Directors have warned against using a legally binding code of practice for social work employers as a “one size fits all” solution to the problems facing frontline teams.
The Association of Directors of Children’s Services rejected calls from unions for the government to honour its pledge to introduce mandatory standards for support to social workers.
Ministers have ordered a review of the General Social Care Council’s code for employers, along with the workers’ code, as part of the Social Work Reform Programme for England.
However, the government’s implementation plan for the programme, published last month, made no mention of a commitment announced a year ago to make the employers’ code “statutory for all employers of social workers”.
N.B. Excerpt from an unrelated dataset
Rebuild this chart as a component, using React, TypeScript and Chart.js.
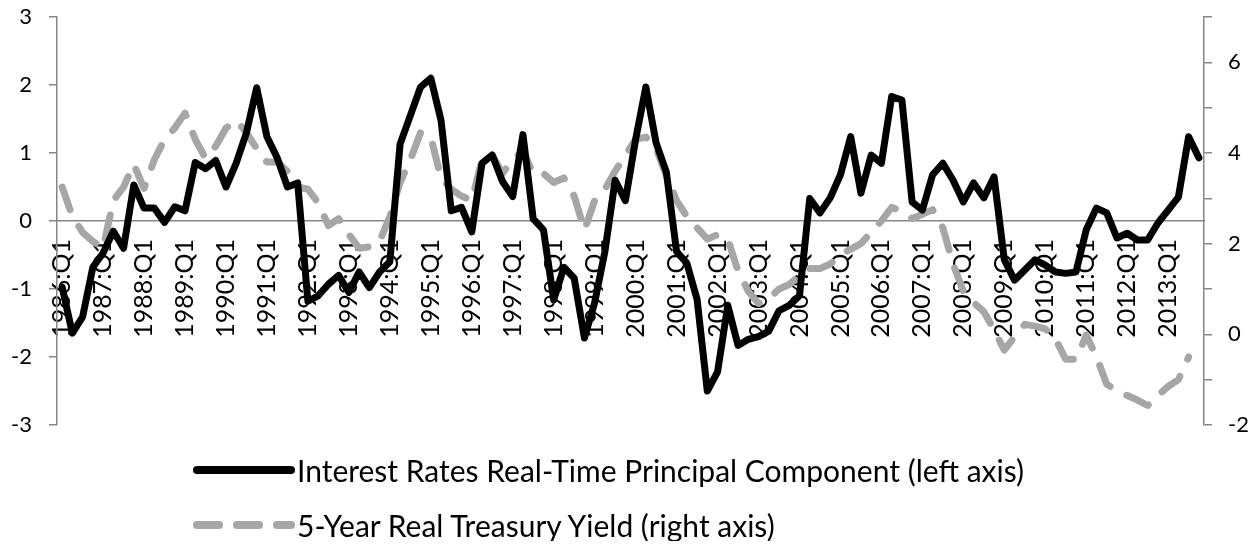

Instead, it is asking employers across England to complete “health checks” of social work departments in 2010-11, which will lead to national standards for employers.
Dave Hill, ADCS policy lead on social work reform, said it was essential that employers should retain flexibility for local decision making within their statutory responsibilities.
“This is why we are cautious about a mandatory, ‘one size fits all’, code of practice for employers.”
Hill said the social care sector had suffered from a fragmented landscape of national workforce bodies.
“It would be irresponsible for one of these bodies to push ahead with changes to the regulatory framework without reference to these wider discussions and would risk continuing to fragment the infrastructure supporting social work,” he said.
Hill added that any guidance on providing support for practitioners should be developed through existing reference groups “so that social workers, their managers and employers can agree on what is reasonable through constructive dialogue”.
The GSCC’s code for employers was introduced in 2002 setting out requirements for effective management, supervision, and provision of training for social care workers.
Earlier this week, the government announced that the GSCC should become purely focused on regulating social work with its social care responsibilities transferred to another body, under proposals outlined in the social care White Paper.